12:53 PM
Standard & Poor’s Backtester Adds Portfolio Attribution Analysis to Decipher Strategic Market Exposure
Standard & Poor's Compustat is releasing Version 1.9 of Standard & Poor's Backtester, its premier tool for quantitative research and portfolio strategy development. The new version features robust portfolio attribution, enhanced reporting and additional rules-setting capabilities. Standard & Poor's Backtester now allows analysts to better identify where alpha is being added to a portfolio by enabling them to drill down to the factors that make up their portfolio and decipher which are responsible for the portfolio's returns.
According to JP Tremblay, sr. director of product development for Compustat, the newest version's enhancements, not only enable investors and portfolio managers to assess whether a portfolio beats a benchmark, but also lets them assess the source of the relative return, allocation or superior stock selection. "Backtester enhancements provide additional transparency into understanding your strategy's market exposure before implementation, thus avoiding costly pitfalls," said Tremblay in the press release. "It opens the door for quantitative investors, portfolio managers and researchers who are not part of a large firm to have both the portfolio allocation and attribution analysis in one affordable platform," he said.

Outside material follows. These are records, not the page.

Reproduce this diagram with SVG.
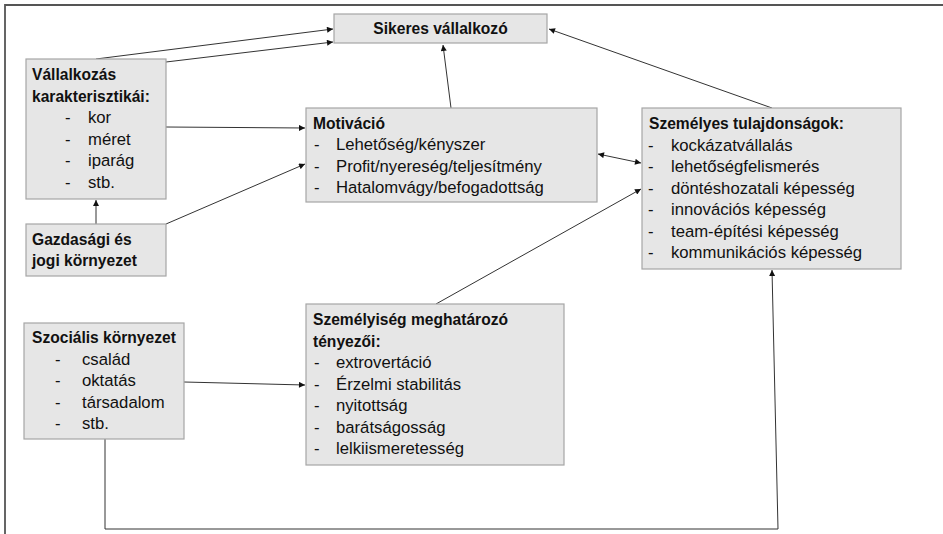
<svg xmlns="http://www.w3.org/2000/svg" width="943" height="534" viewBox="0 0 943 534">
<style>
.box{fill:#e6e6e6;stroke:#a6a6a6;stroke-width:1.2}
text{font-family:"Liberation Sans",Arial,sans-serif;fill:#111}
.h{font-weight:bold;font-size:15.6px}
.t{font-size:16.7px}
.c{fill:none;stroke:#333;stroke-width:1}
</style>
<defs>
<marker id="ar" viewBox="0 0 10 10" refX="10" refY="5" markerWidth="7" markerHeight="6" orient="auto" markerUnits="userSpaceOnUse">
<path d="M0,0 L10,5 L0,10 z" fill="#111"/>
</marker>
<marker id="as" viewBox="0 0 10 10" refX="0" refY="5" markerWidth="7" markerHeight="6" orient="auto" markerUnits="userSpaceOnUse">
<path d="M10,0 L0,5 L10,10 z" fill="#111"/>
</marker>
</defs>
<rect width="943" height="534" fill="#fff"/>
<path d="M5,534 V5 H943" fill="none" stroke="#555" stroke-width="1.8"/>

<g id="connectors">
<line class="c" x1="96" y1="59" x2="333" y2="29" marker-end="url(#ar)"/>
<line class="c" x1="166" y1="62" x2="333" y2="42" marker-end="url(#ar)"/>
<line class="c" x1="166" y1="127" x2="305" y2="128" marker-end="url(#ar)"/>
<line class="c" x1="166" y1="224" x2="305" y2="164" marker-end="url(#ar)"/>
<line class="c" x1="96" y1="224" x2="96" y2="200" marker-end="url(#ar)"/>
<line class="c" x1="451" y1="108" x2="443" y2="45" marker-end="url(#ar)"/>
<line class="c" x1="772" y1="108" x2="549" y2="29" marker-end="url(#ar)"/>
<line class="c" x1="598" y1="154" x2="641" y2="163" marker-start="url(#as)" marker-end="url(#ar)"/>
<line class="c" x1="436" y1="304" x2="641" y2="189" marker-end="url(#ar)"/>
<line class="c" x1="184" y1="382" x2="305" y2="385" marker-end="url(#ar)"/>
<polyline class="c" points="105,439 105,529 778,529 772,270" marker-end="url(#ar)"/>
</g>

<g id="sikeres">
<rect class="box" x="334" y="14" width="213" height="29"/>
<text class="h" x="440.5" y="34" text-anchor="middle">Sikeres vállalkozó</text>
</g>

<g id="vallalkozas">
<rect class="box" x="26" y="59" width="140" height="140"/>
<text class="h" x="32" y="80">Vállalkozás</text>
<text class="h" x="32" y="102">karakterisztikái:</text>
<text class="t" x="65" y="123">-</text><text class="t" x="88" y="123">kor</text>
<text class="t" x="65" y="145">-</text><text class="t" x="88" y="145">méret</text>
<text class="t" x="65" y="166">-</text><text class="t" x="88" y="166">iparág</text>
<text class="t" x="65" y="188">-</text><text class="t" x="88" y="188">stb.</text>
</g>

<g id="gazdasagi">
<rect class="box" x="26" y="224" width="140" height="52"/>
<text class="h" x="32" y="245">Gazdasági és</text>
<text class="h" x="32" y="266">jogi környezet</text>
</g>

<g id="motivacio">
<rect class="box" x="306" y="108" width="291" height="94"/>
<text class="h" x="313" y="129">Motiváció</text>
<text class="t" x="314" y="150">-</text><text class="t" x="336" y="150">Lehetőség/kényszer</text>
<text class="t" x="314" y="172">-</text><text class="t" x="336" y="172">Profit/nyereség/teljesítmény</text>
<text class="t" x="314" y="193">-</text><text class="t" x="336" y="193">Hatalomvágy/befogadottság</text>
</g>

<g id="szemelyes">
<rect class="box" x="642" y="108" width="259" height="161"/>
<text class="h" x="649" y="129">Személyes tulajdonságok:</text>
<text class="t" x="648" y="151">-</text><text class="t" x="671" y="151">kockázatvállalás</text>
<text class="t" x="648" y="172">-</text><text class="t" x="671" y="172">lehetőségfelismerés</text>
<text class="t" x="648" y="194">-</text><text class="t" x="671" y="194">döntéshozatali képesség</text>
<text class="t" x="648" y="215">-</text><text class="t" x="671" y="215">innovációs képesség</text>
<text class="t" x="648" y="237">-</text><text class="t" x="671" y="237">team-építési képesség</text>
<text class="t" x="648" y="258">-</text><text class="t" x="671" y="258">kommunikációs képesség</text>
</g>

<g id="szocialis">
<rect class="box" x="24" y="323" width="160" height="116"/>
<text class="h" x="32" y="343">Szociális környezet</text>
<text class="t" x="55" y="365">-</text><text class="t" x="82" y="365">család</text>
<text class="t" x="55" y="386">-</text><text class="t" x="82" y="386">oktatás</text>
<text class="t" x="55" y="408">-</text><text class="t" x="82" y="408">társadalom</text>
<text class="t" x="55" y="429">-</text><text class="t" x="82" y="429">stb.</text>
</g>

<g id="szemelyiseg">
<rect class="box" x="306" y="304" width="258" height="161"/>
<text class="h" x="313" y="325">Személyiség meghatározó</text>
<text class="h" x="313" y="347">tényezői:</text>
<text class="t" x="314" y="368">-</text><text class="t" x="336" y="368">extrovertáció</text>
<text class="t" x="314" y="390">-</text><text class="t" x="336" y="390">Érzelmi stabilitás</text>
<text class="t" x="314" y="411">-</text><text class="t" x="336" y="411">nyitottság</text>
<text class="t" x="314" y="433">-</text><text class="t" x="336" y="433">barátságosság</text>
<text class="t" x="314" y="454">-</text><text class="t" x="336" y="454">lelkiismeretesség</text>
</g>
</svg>
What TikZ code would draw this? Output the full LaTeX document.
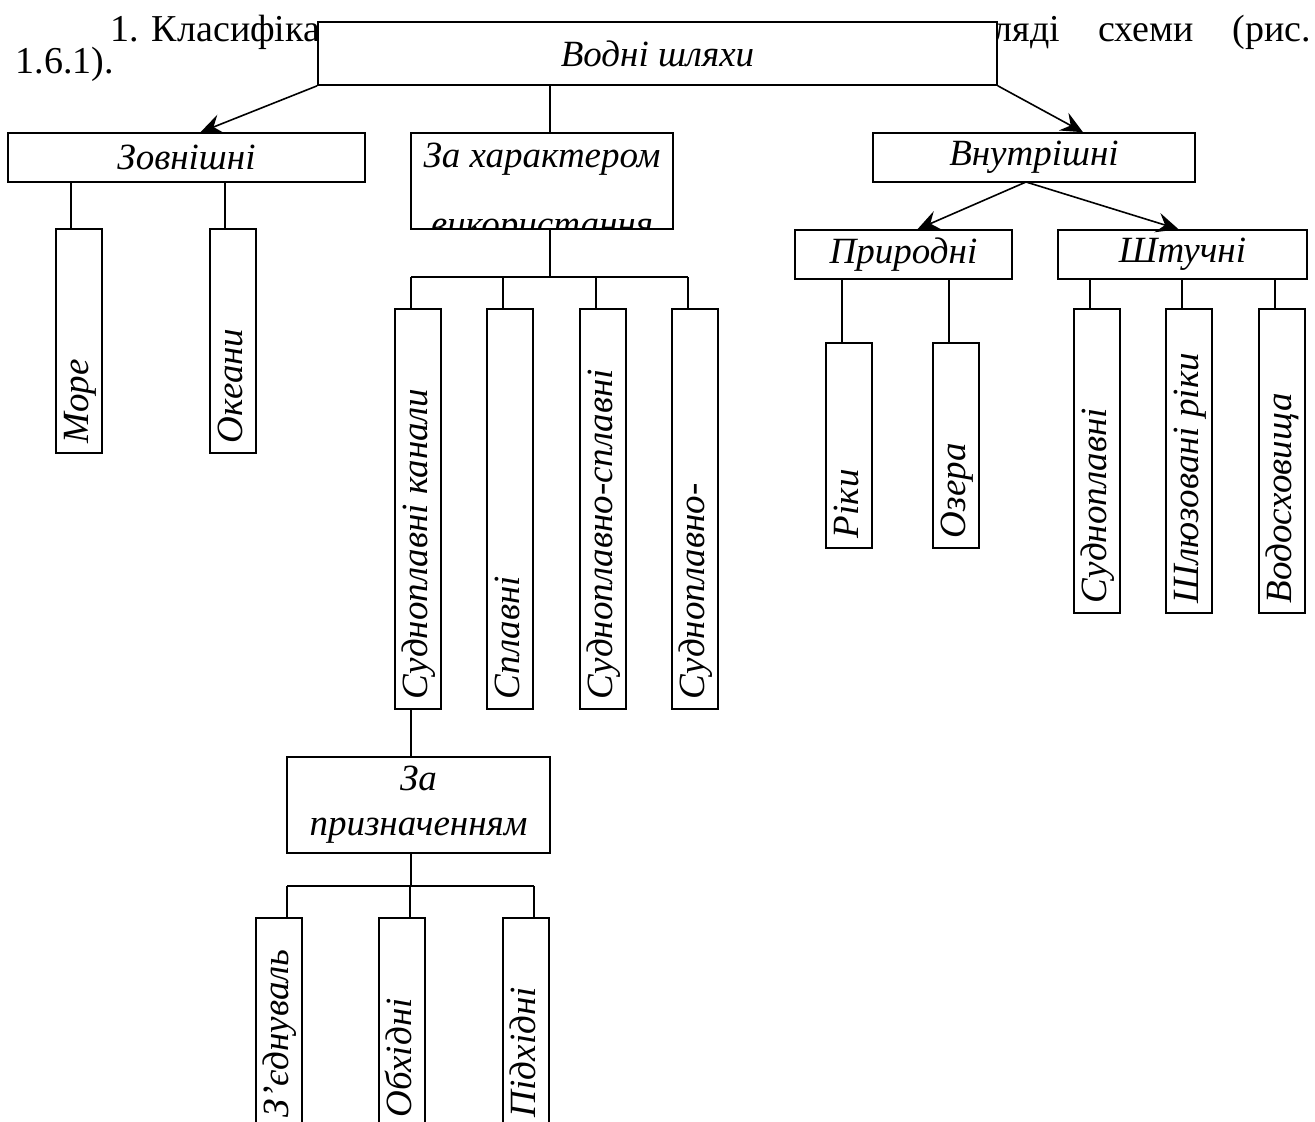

Tremblay further explained that the product's capabilities are unique because it integrates the portfolio constituent selection and performance analysis relative to a benchmark within an agile environment that maximizes the power of the Compustat database. "Accomplishing the same task with a competitive product is more labor-intensive and far less cost-efficient," Tremblay said. According to Standard & Poor's Compustat, the enhancements make the most of the robust functionality of portfolio analysis while capitalizing on the quality of the Compustat databases. "It fosters the strongest environment for selecting both the best securities and constructing the best portfolios," Tremblay added.